Dostoevsky the Liberal? March 26, 2014

So, this is a moment of dialog with myself. I have been musing on Bakhtin and Dostoevsky, so the self-division seems appropriate.

I have charged that Dostoevsky’s Christ is an ineffectual liberal Christ, using The Idiot as exhibit #1. But Diane Thompson’s essay on the biblical word in Dostoevsky’s poetics (Dostoevsky and the Christian Tradition) brings me up short.

Thompson emphasizes the absences in The Idiot: “Here, as opposed to Dostoevsky’s other
novels, there are no readings or faithful interpreters of the biblical
word, no prayers, no heavenly visions, no biblical epigraphs, no
references to the Kingdom, and no one moves towards redemption
or renewal through the Word” (75). She cites Jostein Bortnes’s theory that Dostoevsky associated Myshkin with Don Quixote, the holy fool, and Christian, and then proceeds to rip the rug from beneath each in a “process of de-symbolization” that leaves the Prince without salvific poetency.

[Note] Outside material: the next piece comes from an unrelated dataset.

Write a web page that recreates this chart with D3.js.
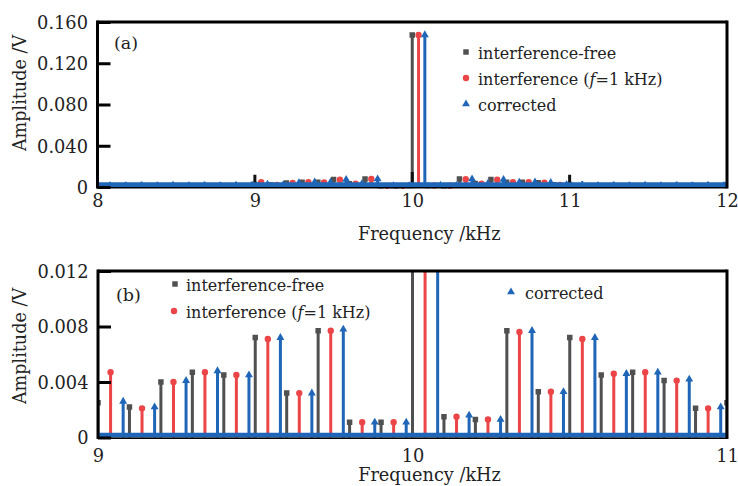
<!DOCTYPE html>
<html><head><meta charset="utf-8">
<script src="https://cdn.jsdelivr.net/npm/d3@7"></script>
<style>
body{margin:0;background:#fff}
svg{display:block}
text{font-family:"DejaVu Serif",serif;fill:#222}
</style>
</head><body><svg id="c" width="738" height="486"></svg>
<script>
// ---- data ----
const freeFreq = [9.0,9.1,9.2,9.3,9.4,9.5,9.6,9.7,9.8,9.9,10.0,10.1,10.2,10.3,10.4,10.5,10.6,10.7,10.8,10.9,11.0];
const freeAmp  = [0.0025,0.0022,0.0040,0.0047,0.0045,0.0072,0.0032,0.0077,0.0011,0.0011,0.1475,0.0015,0.0013,0.0077,0.0033,0.0072,0.0045,0.0047,0.0041,0.0021,0.0025];
const intFreq  = [9.04,9.14,9.24,9.34,9.44,9.54,9.64,9.74,9.84,9.94,10.04,10.14,10.24,10.34,10.44,10.54,10.64,10.74,10.84,10.94];
const intAmp   = [0.0047,0.0021,0.0040,0.0047,0.0045,0.0071,0.0032,0.0077,0.0011,0.0011,0.1475,0.0015,0.0013,0.0076,0.0033,0.0071,0.0046,0.0047,0.0041,0.0021];
const corFreq  = [9.08,9.18,9.28,9.38,9.48,9.58,9.68,9.78,9.88,9.98,10.08,10.18,10.28,10.38,10.48,10.58,10.68,10.78,10.88,10.98];
const corAmp   = [0.0026,0.0022,0.0041,0.0048,0.0045,0.0072,0.0032,0.0078,0.0011,0.0011,0.1475,0.0016,0.0013,0.0077,0.0033,0.0072,0.0046,0.0047,0.0042,0.0022];
// panel (a) extra: thin black spikes and small blue stems outside 9-11 kHz
const spikeFreqA = [9.0,10.0,11.0];
const spikeAmpA  = [0.0120,0.0145,0.0120];
const edgeFreqA  = [8.08,8.18,8.28,8.38,8.48,8.58,8.68,8.78,8.88,8.98,11.08,11.18,11.28,11.38,11.48,11.58,11.68,11.78,11.88,11.98];
const edgeAmpA   = [0.0052,0.0052,0.0053,0.0052,0.0053,0.0052,0.0053,0.0052,0.0053,0.0053,0.0058,0.0052,0.0053,0.0052,0.0053,0.0052,0.0053,0.0052,0.0053,0.0052];

const xTicksA = [8,9,10,11,12];
const yTicksA = [0,0.04,0.08,0.12,0.16];
const yLabelsA = ["0","0.040","0.080","0.120","0.160"];
const xTicksB = [9,10,11];
const yTicksB = [0,0.004,0.008,0.012];
const yLabelsB = ["0","0.004","0.008","0.012"];
const seriesNames = ["interference-free","interference (","corrected"];

const C_FREE = "#505050", C_INT = "#ec4548", C_COR = "#1f66b8";

const svg = d3.select("#c");

function drawPanel(cfg){
  const x = d3.scaleLinear().domain(cfg.xd).range([cfg.x0, cfg.x1]);
  const y = d3.scaleLinear().domain(cfg.yd).range([cfg.y0, cfg.y1]);
  const g = svg.append("g");
  const cid = "clip" + cfg.id;
  svg.append("clipPath").attr("id", cid).append("rect")
    .attr("x", cfg.x0).attr("y", cfg.y1).attr("width", cfg.x1 - cfg.x0).attr("height", cfg.y0 - cfg.y1 + 2);
  const pg = g.append("g").attr("clip-path", `url(#${cid})`);

  function stems(freqs, amps, color, w){
    pg.append("g").selectAll("line").data(freqs).join("line")
      .attr("x1", d => x(d)).attr("x2", d => x(d))
      .attr("y1", y(0)).attr("y2", (d,i) => y(amps[i]))
      .attr("stroke", color).attr("stroke-width", w);
  }
  function markers(freqs, amps, color, type, size){
    pg.append("g").selectAll("path").data(freqs).join("path")
      .attr("d", d3.symbol().type(type).size(size))
      .attr("transform", (d,i) => `translate(${x(d)},${y(amps[i])})`)
      .attr("fill", color);
  }

  if (cfg.extra){
    stems(edgeFreqA, edgeAmpA, C_COR, 2);
  }
  stems(freeFreq, freeAmp, C_FREE, 3);
  markers(freeFreq, freeAmp, C_FREE, d3.symbolSquare, 30);
  stems(intFreq, intAmp, C_INT, 3);
  markers(intFreq, intAmp, C_INT, d3.symbolCircle, 32);
  stems(corFreq, corAmp, C_COR, 3);
  markers(corFreq, corAmp, C_COR, d3.symbolTriangle, 27);
  if (cfg.extra){
    stems(spikeFreqA, spikeAmpA, "#111", 3);
  }
  // blue baseline band
  pg.append("line").attr("x1", cfg.x0).attr("x2", cfg.x1)
    .attr("y1", y(0) - 2.4).attr("y2", y(0) - 2.4)
    .attr("stroke", C_COR).attr("stroke-width", 4.8);

  // y axis
  const ya = g.append("g").attr("transform", `translate(${cfg.x0},0)`)
    .call(d3.axisLeft(y).tickValues(cfg.yt).tickSize(-13).tickPadding(10)
      .tickFormat((d,i) => cfg.yl[i]));
  ya.select(".domain").remove();
  ya.selectAll(".tick line").attr("stroke", "#000").attr("stroke-width", 3);
  ya.selectAll(".tick text").attr("font-size", 17.8).attr("x", -9.5).attr("dy", "0.36em")
    .attr("fill", "#222").style("font-family", '"DejaVu Serif",serif');

  // x axis labels
  const xa = g.append("g").attr("transform", `translate(0,${cfg.y0})`)
    .call(d3.axisBottom(x).tickValues(cfg.xt).tickSize(0).tickFormat(d3.format("d")));
  xa.select(".domain").remove();
  xa.selectAll(".tick text").attr("font-size", 17.8).attr("y", cfg.xlabOff).attr("dy", 0)
    .attr("fill", "#222").style("font-family", '"DejaVu Serif",serif');

  // frame
  g.append("line").attr("x1", cfg.x0).attr("x2", cfg.x0).attr("y1", cfg.y1 - 1.5).attr("y2", cfg.y0 + 1.5)
    .attr("stroke", "#000").attr("stroke-width", 3);
  g.append("line").attr("x1", cfg.x1).attr("x2", cfg.x1).attr("y1", cfg.y1 - 1.5).attr("y2", cfg.y0 + 1.5)
    .attr("stroke", "#000").attr("stroke-width", 3);
  g.append("line").attr("x1", cfg.x0).attr("x2", cfg.x1).attr("y1", cfg.y1).attr("y2", cfg.y1)
    .attr("stroke", "#000").attr("stroke-width", 3);
  g.append("line").attr("x1", cfg.x0).attr("x2", cfg.x1).attr("y1", cfg.y0 + 0.8).attr("y2", cfg.y0 + 0.8)
    .attr("stroke", "#000").attr("stroke-width", 1.6);

  // axis titles
  g.append("text").attr("x", (cfg.x0 + cfg.x1)/2 + 17).attr("y", cfg.xtitleY)
    .attr("text-anchor", "middle").attr("font-size", 17.7).text("Frequency /kHz");
  g.append("text").attr("transform", `translate(26,${cfg.ytitleY}) rotate(-90)`)
    .attr("text-anchor", "middle").attr("font-size", 17.6).text("Amplitude /V");

  // panel tag
  g.append("text").attr("x", cfg.tagX).attr("y", cfg.tagY).attr("font-size", 17.5).text(cfg.tag);

  // legend
  const L = cfg.legend;
  const shapes = [[d3.symbolSquare, C_FREE, 30],[d3.symbolCircle, C_INT, 32],[d3.symbolTriangle, C_COR, 27]];
  L.forEach((p, i) => {
    g.append("path").attr("d", d3.symbol().type(shapes[i][0]).size(shapes[i][2]))
      .attr("transform", `translate(${p[0]},${p[1]})`).attr("fill", shapes[i][1]);
    const t = g.append("text").attr("x", p[2]).attr("y", p[1] + 6.5).attr("font-size", 16);
    t.append("tspan").text(seriesNames[i]);
    if (i === 1){
      t.append("tspan").attr("font-style", "italic").text("f");
      t.append("tspan").text("=1 kHz)");
    }
  });
}

drawPanel({id:"a", xd:[8,12], yd:[0,0.16], x0:97.5, x1:727, y0:187, y1:22,
  xt:xTicksA, yt:yTicksA, yl:yLabelsA, xlabOff:19.5, xtitleY:240, ytitleY:93,
  tag:"(a)", tagX:114, tagY:49, extra:true,
  legend:[[466,52,478],[466,78,478],[466,104,478]]});

drawPanel({id:"b", xd:[9,11], yd:[0,0.012], x0:98, x1:727, y0:437.5, y1:271,
  xt:xTicksB, yt:yTicksB, yl:yLabelsB, xlabOff:24.5, xtitleY:480.5, ytitleY:346,
  tag:"(b)", tagX:116, tagY:301, extra:false,
  legend:[[175,284,186],[174,311,186],[511,292,525]]});
</script>
</body></html>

Thompson argues, “There are initially just enough
similarities in Myshkin’s image to establish a connection with Christ.
However, his Christological attributes are progressively offset and
undermined by qualities which render him impotent and are
therefore inimical to them. His compassion degnerates into pity, his
humility into weakness, his penetrant word disintegrates into incoherence
and his attempts to reconcile those he loves provoke only
hurt and rivalrous hatred. His word changes nothing, and even
causes unwitting harm. . . . Myshkin
resolves into a tragic parody of Christ, a failed kenosis without the
backbone of the Word” (76). He is finally “as impotent in the living death of his incurable idiocy as the
Christ of Holbein’s painting.”

Similarly, she recognizes that Ivan Karamazov’s silent Christ “has no power to transform one’s life on earth, no
further revelations to offer” (92). But this is clearly not the final vision of Christ in Brothers K: “Alyosha’s encounter with the biblical word is transformational.
While praying by Zosima’s cof®n, Alyosha hears Father Paisy
reading the miracle at Cana of Galilee in liturgical Church Slavonic.
`I love that passage’, he says . . . . As the sonorous ancient words,
ever new, speak to his young soul, all the hatreds and dissonant
words rending the Karamazov world recede and give way to serene
joy, to a dream which culminates in the appearance of the resurrected
Zosima in heaven, pointing to the radiant vision of `our Sun.’ . . . For Alyosha, the Jesus Who celebrated the wedding at Cana
is the same as the Christ Who invites everyone to the banquet in
heaven. In his hero’s experience, Dostoevsky presents Jesus Christ in
the fullness of His Godhead, fully human and divine, conjoining
earth and heaven. After glimpsing the beatific vision, Alyosha takes
possession of his true voice and goes `into the world’” (93).

Which would mean, in the terms I set, that The Idiot and Brothers imply a critique of liberal Christology, an Orthodox affirmation of the divinity of the incarnate Son, resistance to humanist reductions from the West, and a rejection of “Western” conceptions of the relations of church and state. I sure would like Thompson to be right about all that.